- What you have to do: Print all of the lines exactly. Any picture among them stays out.

————

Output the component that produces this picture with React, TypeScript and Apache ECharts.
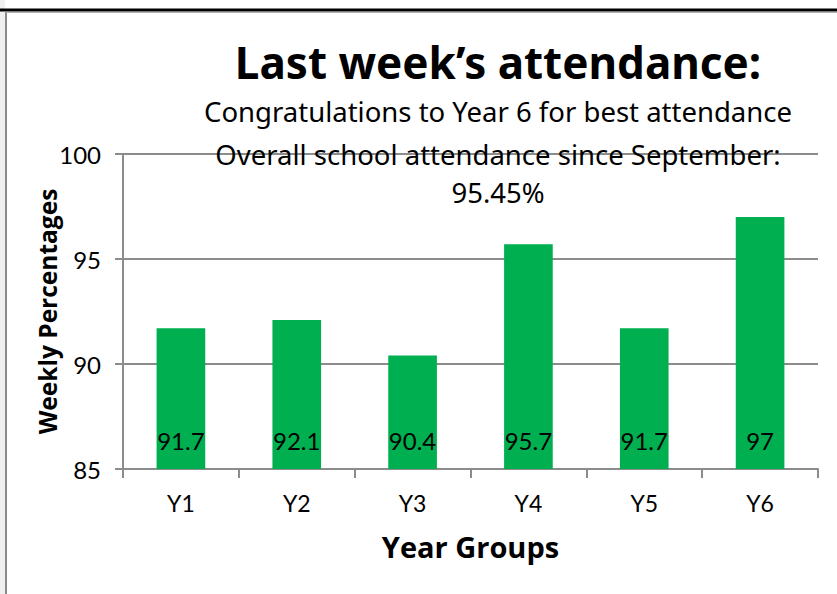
import React, { useEffect, useRef } from "react";
import * as echarts from "echarts";

const categories = ["Y1", "Y2", "Y3", "Y4", "Y5", "Y6"];
const values = [91.7, 92.1, 90.4, 95.7, 91.7, 97];
const titleText = "Last week’s attendance:";
const subtitleLines = [
  "Congratulations to Year 6 for best attendance",
  "Overall school attendance since September:",
  "95.45%",
];
const yAxisName = "Weekly Percentages";
const xAxisName = "Year Groups";

export default function App() {
  const ref = useRef<HTMLDivElement>(null);
  useEffect(() => {
    if (!ref.current) return;
    const chart = echarts.init(ref.current, null, { renderer: "svg" });
    const axisColor = "#8c8c8c";
    chart.setOption({
      animation: false,
      backgroundColor: "#ffffff",
      grid: { left: 123, right: 19, top: 154, bottom: 125 },
      xAxis: {
        type: "category",
        data: categories,
        name: xAxisName,
        nameLocation: "middle",
        nameGap: 63,
        nameMoveOverlap: false,
        nameTextStyle: { fontFamily: "Open Sans", fontWeight: "bold", fontSize: 29, color: "#000" },
        axisLine: { lineStyle: { color: axisColor, width: 2 } },
        axisTick: { show: true, length: 9, lineStyle: { color: axisColor, width: 2 } },
        axisLabel: { fontFamily: "Lato", fontSize: 23, color: "#000", margin: 22 },
      },
      yAxis: {
        type: "value",
        min: 85,
        max: 100,
        interval: 5,
        name: yAxisName,
        nameLocation: "middle",
        nameGap: 63,
        nameMoveOverlap: false,
        nameRotate: 90,
        nameTextStyle: { fontFamily: "Open Sans", fontWeight: "bold", fontSize: 24.5, color: "#000" },
        axisLine: { show: true, lineStyle: { color: axisColor, width: 2 } },
        axisTick: { show: true, length: 8, lineStyle: { color: axisColor, width: 2 } },
        axisLabel: { fontFamily: "Lato", fontSize: 24, color: "#000", margin: 22 },
        splitLine: { show: true, lineStyle: { color: axisColor, width: 2 } },
      },
      series: [
        {
          type: "bar",
          data: values,
          barWidth: "42%",
          itemStyle: { color: "#00b050" },
          label: {
            show: true,
            position: "insideBottom",
            distance: 17,
            fontFamily: "Lato",
            fontSize: 24,
            color: "#000",
          },
        },
      ],
      graphic: [
        { type: "rect", shape: { x: 0, y: 0, width: 5, height: 594 }, style: { fill: "#f0f0f0" }, silent: true },
        { type: "line", shape: { x1: 6, y1: 12, x2: 6, y2: 594 }, style: { stroke: "#8a8a8a", lineWidth: 2 }, silent: true },
        { type: "line", shape: { x1: 0, y1: 10, x2: 837, y2: 10 }, style: { stroke: "#000", lineWidth: 3 }, silent: true },
        { type: "line", shape: { x1: 6, y1: 12.5, x2: 837, y2: 12.5 }, style: { stroke: "#b0b0b0", lineWidth: 1 }, silent: true },
        {
          type: "text",
          x: 498,
          y: 62,
          style: {
            text: titleText,
            fontFamily: "Noto Sans",
            fontWeight: "bold",
            fontSize: 44,
            fill: "#000",
            align: "center",
            verticalAlign: "middle",
          },
        },
        ...subtitleLines.map((t, i) => ({
          type: "text",
          x: 498,
          y: [111, 154, 192][i],
          z: 10,
          style: {
            text: t,
            fontFamily: "Noto Sans",
            fontSize: 27.5,
            fill: "#000",
            align: "center",
            verticalAlign: "middle",
          },
        })),
      ],
    });
    return () => chart.dispose();
  }, []);
  return (
    <div
      ref={ref}
      style={{ position: "fixed", left: 0, top: 0, width: 837, height: 594 }}
    />
  );
}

————

- Complete output:
Output the component that produces this picture with React, TypeScript and Apache ECharts.
import React, { useEffect, useRef } from "react";
import * as echarts from "echarts";

const categories = ["Y1", "Y2", "Y3", "Y4", "Y5", "Y6"];
const values = [91.7, 92.1, 90.4, 95.7, 91.7, 97];
const titleText = "Last week’s attendance:";
const subtitleLines = [
  "Congratulations to Year 6 for best attendance",
  "Overall school attendance since September:",
  "95.45%",
];
const yAxisName = "Weekly Percentages";
const xAxisName = "Year Groups";

export default function App() {
  const ref = useRef<HTMLDivElement>(null);
  useEffect(() => {
    if (!ref.current) return;
    const chart = echarts.init(ref.current, null, { renderer: "svg" });
    const axisColor = "#8c8c8c";
    chart.setOption({
      animation: false,
      backgroundColor: "#ffffff",
      grid: { left: 123, right: 19, top: 154, bottom: 125 },
      xAxis: {
        type: "category",
        data: categories,
        name: xAxisName,
        nameLocation: "middle",
        nameGap: 63,
        nameMoveOverlap: false,
        nameTextStyle: { fontFamily: "Open Sans", fontWeight: "bold", fontSize: 29, color: "#000" },
        axisLine: { lineStyle: { color: axisColor, width: 2 } },
        axisTick: { show: true, length: 9, lineStyle: { color: axisColor, width: 2 } },
        axisLabel: { fontFamily: "Lato", fontSize: 23, color: "#000", margin: 22 },
      },
      yAxis: {
        type: "value",
        min: 85,
        max: 100,
        interval: 5,
        name: yAxisName,
        nameLocation: "middle",
        nameGap: 63,
        nameMoveOverlap: false,
        nameRotate: 90,
        nameTextStyle: { fontFamily: "Open Sans", fontWeight: "bold", fontSize: 24.5, color: "#000" },
        axisLine: { show: true, lineStyle: { color: axisColor, width: 2 } },
        axisTick: { show: true, length: 8, lineStyle: { color: axisColor, width: 2 } },
        axisLabel: { fontFamily: "Lato", fontSize: 24, color: "#000", margin: 22 },
        splitLine: { show: true, lineStyle: { color: axisColor, width: 2 } },
      },
      series: [
        {
          type: "bar",
          data: values,
          barWidth: "42%",
          itemStyle: { color: "#00b050" },
          label: {
            show: true,
            position: "insideBottom",
            distance: 17,
            fontFamily: "Lato",
            fontSize: 24,
            color: "#000",
          },
        },
      ],
      graphic: [
        { type: "rect", shape: { x: 0, y: 0, width: 5, height: 594 }, style: { fill: "#f0f0f0" }, silent: true },
        { type: "line", shape: { x1: 6, y1: 12, x2: 6, y2: 594 }, style: { stroke: "#8a8a8a", lineWidth: 2 }, silent: true },
        { type: "line", shape: { x1: 0, y1: 10, x2: 837, y2: 10 }, style: { stroke: "#000", lineWidth: 3 }, silent: true },
        { type: "line", shape: { x1: 6, y1: 12.5, x2: 837, y2: 12.5 }, style: { stroke: "#b0b0b0", lineWidth: 1 }, silent: true },
        {
          type: "text",
          x: 498,
          y: 62,
          style: {
            text: titleText,
            fontFamily: "Noto Sans",
            fontWeight: "bold",
            fontSize: 44,
            fill: "#000",
            align: "center",
            verticalAlign: "middle",
          },
        },
        ...subtitleLines.map((t, i) => ({
          type: "text",
          x: 498,
          y: [111, 154, 192][i],
          z: 10,
          style: {
            text: t,
            fontFamily: "Noto Sans",
            fontSize: 27.5,
            fill: "#000",
            align: "center",
            verticalAlign: "middle",
          },
        })),
      ],
    });
    return () => chart.dispose();
  }, []);
  return (
    <div
      ref={ref}
      style={{ position: "fixed", left: 0, top: 0, width: 837, height: 594 }}
    />
  );
}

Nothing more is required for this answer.